Texas Politicians Seek More Money While Lone Star State Families Cut Back


Posted by Patrick Gleason on Monday, March 2nd, 2009, 5:00 AM PERMALINK


While Texans are celebrating the Lone Star State's Independence Day, lawmakers in Austin are busy pushing legislation to zap a little more purchasing power from Texas families, as if the economic downturn hadn't already done enough.

HB 9 & SB 855, introduced by Rep. Vicki Truitt (R-Keller) and Sen. John Carona (R-Dallas) would, if passed, allow local officials to put both tax and fee increases on the ballot in the state's most populous counties. 

Americans for Tax Reform opposes this legislation on principle. The fact that lawmakers want to take more hard earned income from taxpayers at a time when families across the state are cutting back in the midst of the current ecomomic downturn displays a problematic disconnect with reality.

Furthermore, a vote for this legislation is a violation of the Taxpayer Protection Pledge, which has been signed by 4 members of the Texas Senate and 29 House members.

Not only could this legislation result in a 24 percent gas tax increase, that tax hike would be indexed for inflation, effectively putting future tax increases on autopilot. Local options taxes such as this provide no option to taxpayers whatsoever. Putting both a tax hike and a tax cut on the ballot - now there is a real choice.

Revenue derived from the proposed tax increase would be directed toward transit projects, mostly rail. Commuter rail has produced dubious results in terms of ridership and cost effectiveness.  Commuter rail costs $12-$20 million per square mile. Adding additional lanes on to an existing freeway costs $4-$6 million.  Light rail comes in at a whopping $50-$60 million per square mile, again with subpar ridership.  You do the math.  Additionally, rail system construction is very energy intensive and studies have shown the environmental impact to be neutral.

It is important to find alternatives that don't take Texas taxpayers to the cleaners. Viable and pro-growth alternatives include the following:

1) End the gas tax diversion to education and other ventures not related to education.

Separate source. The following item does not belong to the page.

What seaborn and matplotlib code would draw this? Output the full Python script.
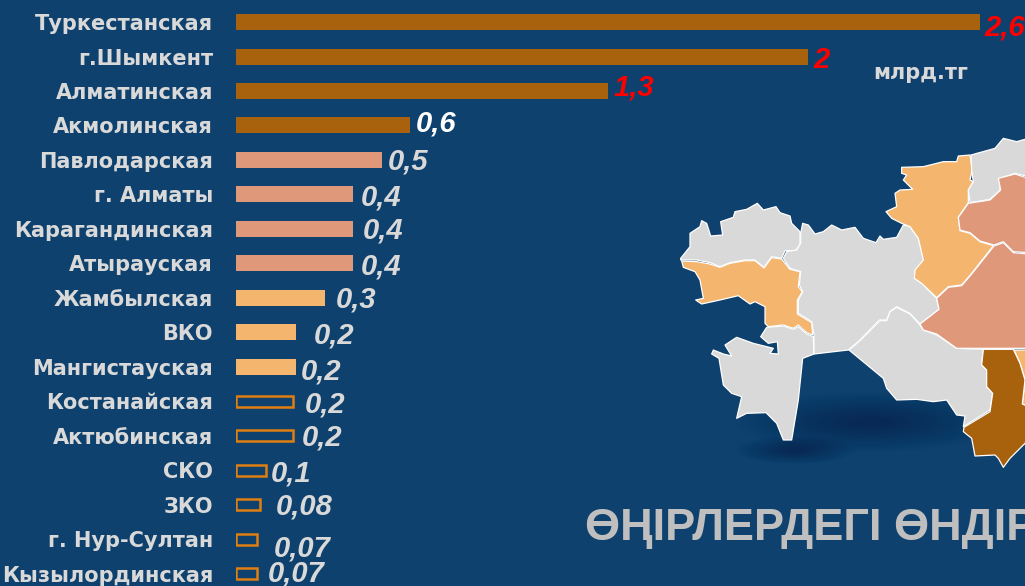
import numpy as np
import pandas as pd
import matplotlib
matplotlib.use("Agg")
import matplotlib.pyplot as plt
from matplotlib.patches import Polygon, Ellipse
import seaborn as sns

regions = ["Туркестанская", "г.Шымкент", "Алматинская", "Акмолинская", "Павлодарская",
           "г. Алматы", "Карагандинская", "Атырауская", "Жамбылская", "ВКО", "Мангистауская",
           "Костанайская", "Актюбинская", "СКО", "ЗКО", "г. Нур-Султан", "Кызылординская"]
values = [2.6, 2.0, 1.3, 0.61, 0.51, 0.41, 0.41, 0.41, 0.31, 0.21, 0.21,
          0.2, 0.2, 0.105, 0.085, 0.075, 0.075]
value_labels = ["2,6", "2", "1,3", "0,6", "0,5", "0,4", "0,4", "0,4", "0,3", "0,2", "0,2",
                "0,2", "0,2", "0,1", "0,08", "0,07", "0,07"]
tiers = ["t1"] * 4 + ["t2"] * 4 + ["t3"] * 3 + ["t4"] * 6

BG = "#0E416D"
palette = {"t1": "#A8620E", "t2": "#E0987A", "t3": "#F4B56E", "t4": BG}
OUTLINE = "#E07F10"
label_colors = ["#FF0000"] * 3 + ["#FFFFFF"] + ["#D9D9D9"] * 13
# label offset from the bar end / row centre, in pixels
label_dx = [5, 5, 6, 5, 6, 8, 10, 8, 11, 18, 5, 12, 9, 5, 15, 16, 10]
label_dy = [2, 0, -6, -5, -1, 0, -1, 0, -1, 0, 2, 0, -1, 0, -1, 6, -3]

# Map outlines, as traced on a 3x crop whose origin is (670, 130) in the picture
map_shapes = [
    ("#D9D9D9", [(32,385),(60,350),(60,310),(90,290),(95,272),(110,280),(122,318),(158,315),(152,275),(190,262),(195,245),(230,238),(262,220),(280,240),(318,230),(330,248),(360,258),(365,280),(390,305),(390,345),(375,362),(345,362),(335,385),(305,380),(282,412),(255,390),(225,390),(180,398),(150,410),(120,398),(80,390),(32,390)]),
    ("#F4B56E", [(35,393),(80,395),(120,402),(150,412),(180,400),(225,392),(255,392),(282,414),(305,383),(335,387),(360,418),(390,425),(385,470),(397,485),(382,510),(382,552),(425,578),(428,615),(410,608),(385,585),(370,595),(340,585),(295,590),(285,580),(285,530),(255,515),(240,522),(205,497),(150,510),(95,522),(77,510),(100,505),(90,450),(75,425),(40,412)]),
    ("#D9D9D9", [(290,592),(340,588),(370,598),(385,590),(410,612),(430,620),(432,672),(398,685),(385,810),(365,930),(340,930),(320,880),(288,848),(230,850),(200,865),(215,800),(185,790),(160,765),(147,685),(125,672),(130,660),(160,672),(185,678),(165,645),(200,622),(250,640),(310,655),(300,670),(325,672),(322,635),(295,640),(272,620)]),
    ("#D9D9D9", [(398,280),(415,285),(435,312),(460,305),(485,285),(515,300),(555,292),(580,325),(618,338),(630,318),(640,328),(680,322),(700,285),(720,290),(745,325),(762,390),(735,425),(735,445),(755,460),(800,505),(807,538),(750,582),(720,550),(680,530),(660,545),(650,570),(628,570),(570,630),(535,660),(432,672),(432,615),(425,575),(385,550),(385,510),(398,485),(388,465),(392,425),(360,415),(340,385),(350,365),(380,360),(392,340),(392,310)]),
    ("#D9D9D9", [(537,660),(570,632),(630,572),(650,572),(660,545),(680,532),(720,552),(750,585),(760,600),(800,615),(860,655),(940,658),(935,705),(950,720),(950,770),(968,790),(960,840),(880,890),(885,858),(860,855),(830,810),(790,815),(740,808),(680,810),(650,775),(640,745)]),
    ("#F4B56E", [(695,112),(760,110),(820,95),(860,95),(865,78),(900,75),(907,120),(900,150),(910,155),(895,180),(895,218),(865,262),(870,302),(900,310),(930,335),(970,347),(905,430),(875,465),(835,470),(800,503),(755,460),(733,445),(735,420),(760,390),(745,325),(720,290),(695,280),(665,265),(648,245),(680,230),(675,190),(690,180),(728,178),(700,150),(710,135),(695,130)]),
    ("#D9D9D9", [(903,75),(975,55),(1000,25),(1040,35),(1075,25),(1075,140),(1035,130),(990,145),(990,180),(960,208),(900,218),(895,180),(910,155),(905,120)]),
    ("#E0987A", [(895,220),(960,210),(992,180),(985,145),(1035,132),(1075,145),(1075,368),(1030,365),(1000,335),(972,345),(930,333),(900,308),(870,300),(865,262)]),
    ("#E0987A", [(972,348),(1000,338),(1030,368),(1075,372),(1075,655),(860,655),(800,612),(760,600),(750,582),(807,538),(800,505),(835,472),(875,467),(905,432)]),
    ("#F4B56E", [(1032,660),(1075,660),(1075,830),(1057,822),(1065,750),(1050,700)]),
    ("#A8620E", [(940,658),(1030,658),(1050,700),(1065,750),(1057,822),(1075,830),(1075,930),(1020,985),(1000,1012),(985,985),(975,975),(915,978),(905,925),(880,905),(882,892),(960,845),(968,790),(950,770),(950,720),(935,705)]),
]

W, H = 1025, 586
WIDE = ["DejaVu Sans"]
sns.set_theme(style="white")
plt.rcParams["font.family"] = ["Liberation Sans", "DejaVu Sans"]

fig = plt.figure(figsize=(W / 100, H / 100), dpi=100, facecolor=BG)

# Overlay in picture pixels for the map and its shadow
bg = fig.add_axes([0, 0, 1, 1], facecolor=BG)
bg.set_xlim(0, W)
bg.set_ylim(H, 0)
bg.axis("off")
for cx, cy, rx, ry in [(870, 422, 135, 30), (795, 450, 60, 14)]:
    for f in np.linspace(1, 0.15, 24):
        bg.add_patch(Ellipse((cx, cy), 2 * rx * f, 2 * ry * f, fc="#08294A", ec="none", alpha=0.026, zorder=1))
for color, pts in map_shapes:
    xy = [(670 + x / 3, 130 + y / 3) for x, y in pts]
    bg.add_patch(Polygon(xy, closed=True, fc=color, ec="#FFFFFF", lw=0.9, joinstyle="round", zorder=2))

# Bars
ax = fig.add_axes([236 / W, 0, 1 - 236 / W, 1], facecolor="none")
df = pd.DataFrame({"region": regions, "value": values, "tier": tiers})
sns.barplot(data=df, y="region", x="value", hue="tier", palette=palette, dodge=False,
            width=16 / 34.5, legend=False, ax=ax, saturation=1, linewidth=0)
for cont, tier in zip(ax.containers, ["t1", "t2", "t3", "t4"]):
    if tier == "t4":
        for p in cont:
            if p.get_width() > 0:
                c_y = p.get_y() + p.get_height() / 2
                p.set_height(11 / 34.5)
                p.set_y(c_y - 11 / 34.5 / 2)
            p.set_facecolor("none")
            p.set_edgecolor(OUTLINE)
            p.set_linewidth(1.8)
px_per_unit = 286.0
ax.set_xlim(0, (W - 236) / px_per_unit)
ax.set_ylim(16.35, -0.638)
ax.set_xlabel("")
ax.set_ylabel("")
ax.set_xticks([])
sns.despine(ax=ax, left=True, bottom=True)
ax.tick_params(axis="y", length=0, pad=16.5)
for t in ax.get_yticklabels():
    t.set_color("#D9D9D9")
    t.set_fontweight("bold")
    t.set_fontsize(15)
    t.set_family(WIDE)
for i, (v, s, c, dx, dy) in enumerate(zip(values, value_labels, label_colors, label_dx, label_dy)):
    ax.annotate(s, xy=(v, i), xytext=(dx * 0.72, -dy * 0.72), textcoords="offset points",
                ha="left", va="center_baseline", color=c, fontsize=21, fontweight="bold", fontstyle="italic",
                annotation_clip=False)

fig.text(873 / W, 1 - 73 / H, "млрд.тг", color="#D9D9D9", fontsize=15, fontweight="bold", ha="left", va="center", family=WIDE)
fig.text(585 / W, 1 - 540 / H, "ӨҢІРЛЕРДЕГІ ӨНДІРІС", color="#BFBFBF", fontsize=32.5, fontweight="bold",
         ha="left", va="baseline")

fig.savefig("out.png", dpi=100, facecolor=BG)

Revenue derived from this tax should go toward transportation. Furthermore, the current gas tax rate generates sufficient revenue.

2) Implement a competitive bidding process for transportation projects. Nearly 90% of engineering contracts for roads are implemented without any competition or second opinion. When this happens, it is the taxpayers who suffer.

Texans already spend 186 days out of the year just to pay for the cost of their government. ATR urges lawmakers to not pile on with further tax hikes, especially during economic contraction.